- _Given records_
>> START

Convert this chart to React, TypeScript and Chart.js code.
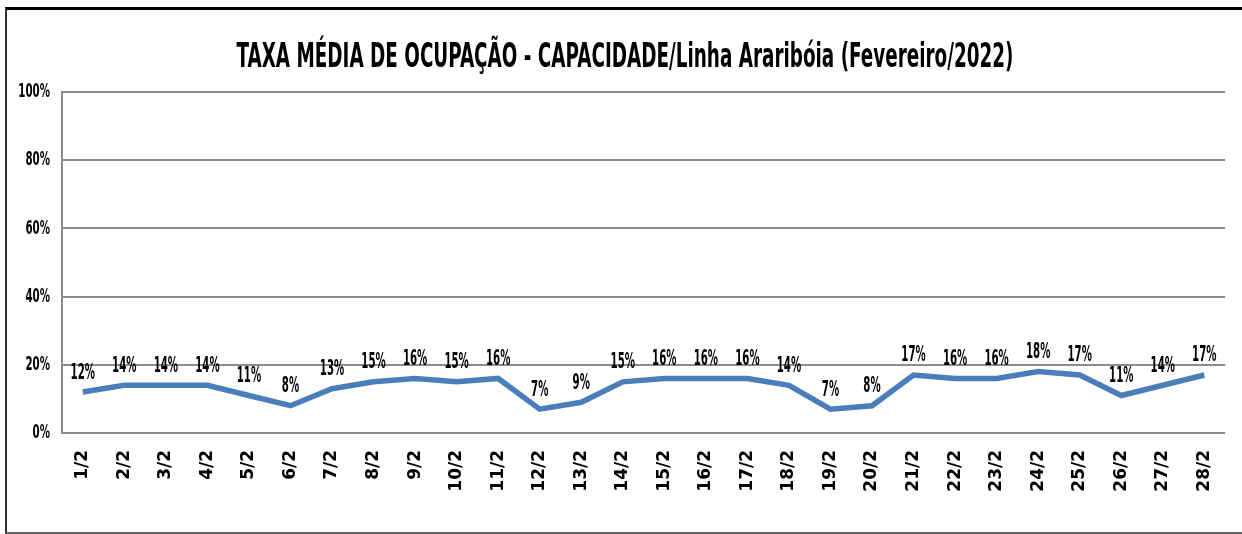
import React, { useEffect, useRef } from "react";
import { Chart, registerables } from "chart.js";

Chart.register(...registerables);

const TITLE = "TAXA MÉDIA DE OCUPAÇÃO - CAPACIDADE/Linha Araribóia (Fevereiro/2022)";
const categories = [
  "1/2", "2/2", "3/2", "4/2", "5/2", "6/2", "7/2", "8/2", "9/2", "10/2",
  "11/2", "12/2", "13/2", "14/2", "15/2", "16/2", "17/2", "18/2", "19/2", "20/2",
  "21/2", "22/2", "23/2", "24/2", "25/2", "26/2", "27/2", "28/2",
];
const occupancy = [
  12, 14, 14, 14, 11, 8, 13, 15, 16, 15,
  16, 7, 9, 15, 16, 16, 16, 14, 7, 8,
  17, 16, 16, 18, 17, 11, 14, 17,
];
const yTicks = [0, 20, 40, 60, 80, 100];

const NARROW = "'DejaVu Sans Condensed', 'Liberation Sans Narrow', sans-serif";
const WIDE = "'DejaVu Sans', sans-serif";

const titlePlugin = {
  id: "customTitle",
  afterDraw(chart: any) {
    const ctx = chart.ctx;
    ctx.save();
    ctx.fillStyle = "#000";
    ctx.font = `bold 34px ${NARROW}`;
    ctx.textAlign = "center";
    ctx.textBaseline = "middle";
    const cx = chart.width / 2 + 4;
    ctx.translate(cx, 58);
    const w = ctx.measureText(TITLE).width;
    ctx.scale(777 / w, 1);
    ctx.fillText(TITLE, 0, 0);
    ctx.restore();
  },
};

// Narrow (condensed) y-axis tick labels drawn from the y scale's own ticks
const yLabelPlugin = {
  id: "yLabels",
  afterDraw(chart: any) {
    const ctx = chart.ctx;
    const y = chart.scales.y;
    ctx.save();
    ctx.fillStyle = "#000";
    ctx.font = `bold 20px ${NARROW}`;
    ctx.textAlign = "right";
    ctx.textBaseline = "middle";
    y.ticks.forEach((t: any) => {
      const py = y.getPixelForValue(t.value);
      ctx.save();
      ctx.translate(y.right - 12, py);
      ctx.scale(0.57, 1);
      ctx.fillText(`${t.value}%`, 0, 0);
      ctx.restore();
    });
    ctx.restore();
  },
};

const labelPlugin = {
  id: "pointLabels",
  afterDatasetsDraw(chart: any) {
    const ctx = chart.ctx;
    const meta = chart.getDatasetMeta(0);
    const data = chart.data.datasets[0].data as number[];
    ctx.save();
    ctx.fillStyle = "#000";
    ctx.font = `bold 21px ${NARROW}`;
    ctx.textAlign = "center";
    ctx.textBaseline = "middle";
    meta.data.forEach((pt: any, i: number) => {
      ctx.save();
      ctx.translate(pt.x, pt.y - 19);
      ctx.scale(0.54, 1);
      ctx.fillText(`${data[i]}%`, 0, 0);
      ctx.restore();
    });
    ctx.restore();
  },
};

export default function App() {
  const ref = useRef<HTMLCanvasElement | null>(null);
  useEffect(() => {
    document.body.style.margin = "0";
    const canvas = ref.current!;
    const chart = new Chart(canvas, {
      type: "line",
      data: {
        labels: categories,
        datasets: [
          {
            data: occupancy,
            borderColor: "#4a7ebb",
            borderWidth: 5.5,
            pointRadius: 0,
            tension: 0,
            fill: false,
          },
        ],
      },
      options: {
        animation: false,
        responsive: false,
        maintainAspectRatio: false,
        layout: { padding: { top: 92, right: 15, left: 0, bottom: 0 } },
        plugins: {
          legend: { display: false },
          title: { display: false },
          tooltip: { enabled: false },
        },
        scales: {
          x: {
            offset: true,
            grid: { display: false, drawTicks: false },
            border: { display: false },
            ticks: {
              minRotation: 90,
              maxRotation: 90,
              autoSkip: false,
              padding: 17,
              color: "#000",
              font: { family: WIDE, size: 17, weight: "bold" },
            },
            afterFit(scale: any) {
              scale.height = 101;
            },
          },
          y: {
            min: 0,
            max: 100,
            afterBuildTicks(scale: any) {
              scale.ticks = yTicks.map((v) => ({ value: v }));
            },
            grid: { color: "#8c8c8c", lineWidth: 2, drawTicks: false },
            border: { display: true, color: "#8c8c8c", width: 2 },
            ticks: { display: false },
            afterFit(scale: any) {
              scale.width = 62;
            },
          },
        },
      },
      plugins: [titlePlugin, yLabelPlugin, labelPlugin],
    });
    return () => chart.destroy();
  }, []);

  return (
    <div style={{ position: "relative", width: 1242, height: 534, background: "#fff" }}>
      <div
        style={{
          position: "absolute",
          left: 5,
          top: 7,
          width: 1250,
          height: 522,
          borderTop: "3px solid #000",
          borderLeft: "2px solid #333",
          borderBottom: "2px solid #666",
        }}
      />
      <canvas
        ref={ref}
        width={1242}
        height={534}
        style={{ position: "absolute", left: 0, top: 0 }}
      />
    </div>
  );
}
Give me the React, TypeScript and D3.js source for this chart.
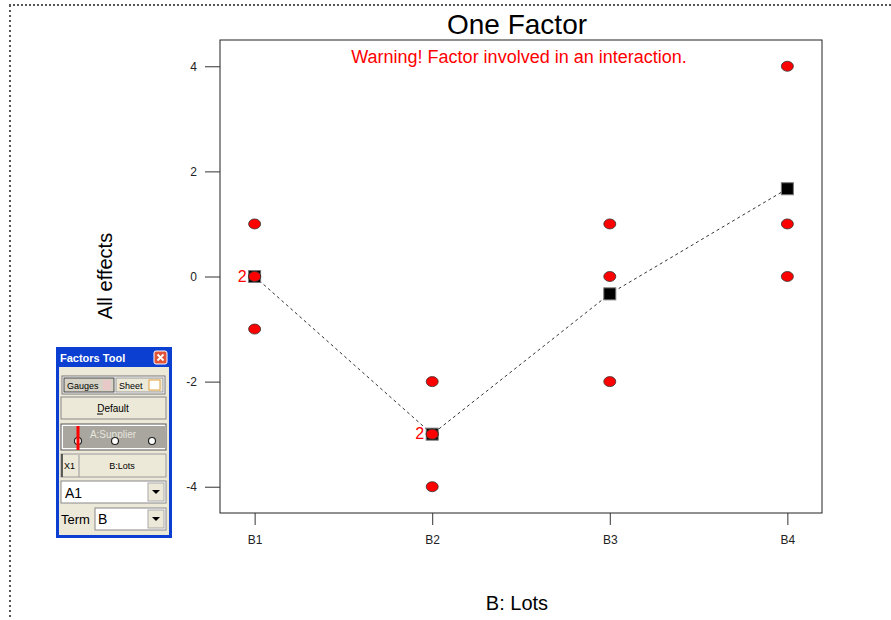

>> END

- _Given task_
Make an exact copy of every entry above, minus the images.

- _Response to the task_
Convert this chart to React, TypeScript and Chart.js code.
import React, { useEffect, useRef } from "react";
import { Chart, registerables } from "chart.js";

Chart.register(...registerables);

const TITLE = "TAXA MÉDIA DE OCUPAÇÃO - CAPACIDADE/Linha Araribóia (Fevereiro/2022)";
const categories = [
  "1/2", "2/2", "3/2", "4/2", "5/2", "6/2", "7/2", "8/2", "9/2", "10/2",
  "11/2", "12/2", "13/2", "14/2", "15/2", "16/2", "17/2", "18/2", "19/2", "20/2",
  "21/2", "22/2", "23/2", "24/2", "25/2", "26/2", "27/2", "28/2",
];
const occupancy = [
  12, 14, 14, 14, 11, 8, 13, 15, 16, 15,
  16, 7, 9, 15, 16, 16, 16, 14, 7, 8,
  17, 16, 16, 18, 17, 11, 14, 17,
];
const yTicks = [0, 20, 40, 60, 80, 100];

const NARROW = "'DejaVu Sans Condensed', 'Liberation Sans Narrow', sans-serif";
const WIDE = "'DejaVu Sans', sans-serif";

const titlePlugin = {
  id: "customTitle",
  afterDraw(chart: any) {
    const ctx = chart.ctx;
    ctx.save();
    ctx.fillStyle = "#000";
    ctx.font = `bold 34px ${NARROW}`;
    ctx.textAlign = "center";
    ctx.textBaseline = "middle";
    const cx = chart.width / 2 + 4;
    ctx.translate(cx, 58);
    const w = ctx.measureText(TITLE).width;
    ctx.scale(777 / w, 1);
    ctx.fillText(TITLE, 0, 0);
    ctx.restore();
  },
};

// Narrow (condensed) y-axis tick labels drawn from the y scale's own ticks
const yLabelPlugin = {
  id: "yLabels",
  afterDraw(chart: any) {
    const ctx = chart.ctx;
    const y = chart.scales.y;
    ctx.save();
    ctx.fillStyle = "#000";
    ctx.font = `bold 20px ${NARROW}`;
    ctx.textAlign = "right";
    ctx.textBaseline = "middle";
    y.ticks.forEach((t: any) => {
      const py = y.getPixelForValue(t.value);
      ctx.save();
      ctx.translate(y.right - 12, py);
      ctx.scale(0.57, 1);
      ctx.fillText(`${t.value}%`, 0, 0);
      ctx.restore();
    });
    ctx.restore();
  },
};

const labelPlugin = {
  id: "pointLabels",
  afterDatasetsDraw(chart: any) {
    const ctx = chart.ctx;
    const meta = chart.getDatasetMeta(0);
    const data = chart.data.datasets[0].data as number[];
    ctx.save();
    ctx.fillStyle = "#000";
    ctx.font = `bold 21px ${NARROW}`;
    ctx.textAlign = "center";
    ctx.textBaseline = "middle";
    meta.data.forEach((pt: any, i: number) => {
      ctx.save();
      ctx.translate(pt.x, pt.y - 19);
      ctx.scale(0.54, 1);
      ctx.fillText(`${data[i]}%`, 0, 0);
      ctx.restore();
    });
    ctx.restore();
  },
};

export default function App() {
  const ref = useRef<HTMLCanvasElement | null>(null);
  useEffect(() => {
    document.body.style.margin = "0";
    const canvas = ref.current!;
    const chart = new Chart(canvas, {
      type: "line",
      data: {
        labels: categories,
        datasets: [
          {
            data: occupancy,
            borderColor: "#4a7ebb",
            borderWidth: 5.5,
            pointRadius: 0,
            tension: 0,
            fill: false,
          },
        ],
      },
      options: {
        animation: false,
        responsive: false,
        maintainAspectRatio: false,
        layout: { padding: { top: 92, right: 15, left: 0, bottom: 0 } },
        plugins: {
          legend: { display: false },
          title: { display: false },
          tooltip: { enabled: false },
        },
        scales: {
          x: {
            offset: true,
            grid: { display: false, drawTicks: false },
            border: { display: false },
            ticks: {
              minRotation: 90,
              maxRotation: 90,
              autoSkip: false,
              padding: 17,
              color: "#000",
              font: { family: WIDE, size: 17, weight: "bold" },
            },
            afterFit(scale: any) {
              scale.height = 101;
            },
          },
          y: {
            min: 0,
            max: 100,
            afterBuildTicks(scale: any) {
              scale.ticks = yTicks.map((v) => ({ value: v }));
            },
            grid: { color: "#8c8c8c", lineWidth: 2, drawTicks: false },
            border: { display: true, color: "#8c8c8c", width: 2 },
            ticks: { display: false },
            afterFit(scale: any) {
              scale.width = 62;
            },
          },
        },
      },
      plugins: [titlePlugin, yLabelPlugin, labelPlugin],
    });
    return () => chart.destroy();
  }, []);

  return (
    <div style={{ position: "relative", width: 1242, height: 534, background: "#fff" }}>
      <div
        style={{
          position: "absolute",
          left: 5,
          top: 7,
          width: 1250,
          height: 522,
          borderTop: "3px solid #000",
          borderLeft: "2px solid #333",
          borderBottom: "2px solid #666",
        }}
      />
      <canvas
        ref={ref}
        width={1242}
        height={534}
        style={{ position: "absolute", left: 0, top: 0 }}
      />
    </div>
  );
}
Give me the React, TypeScript and D3.js source for this chart.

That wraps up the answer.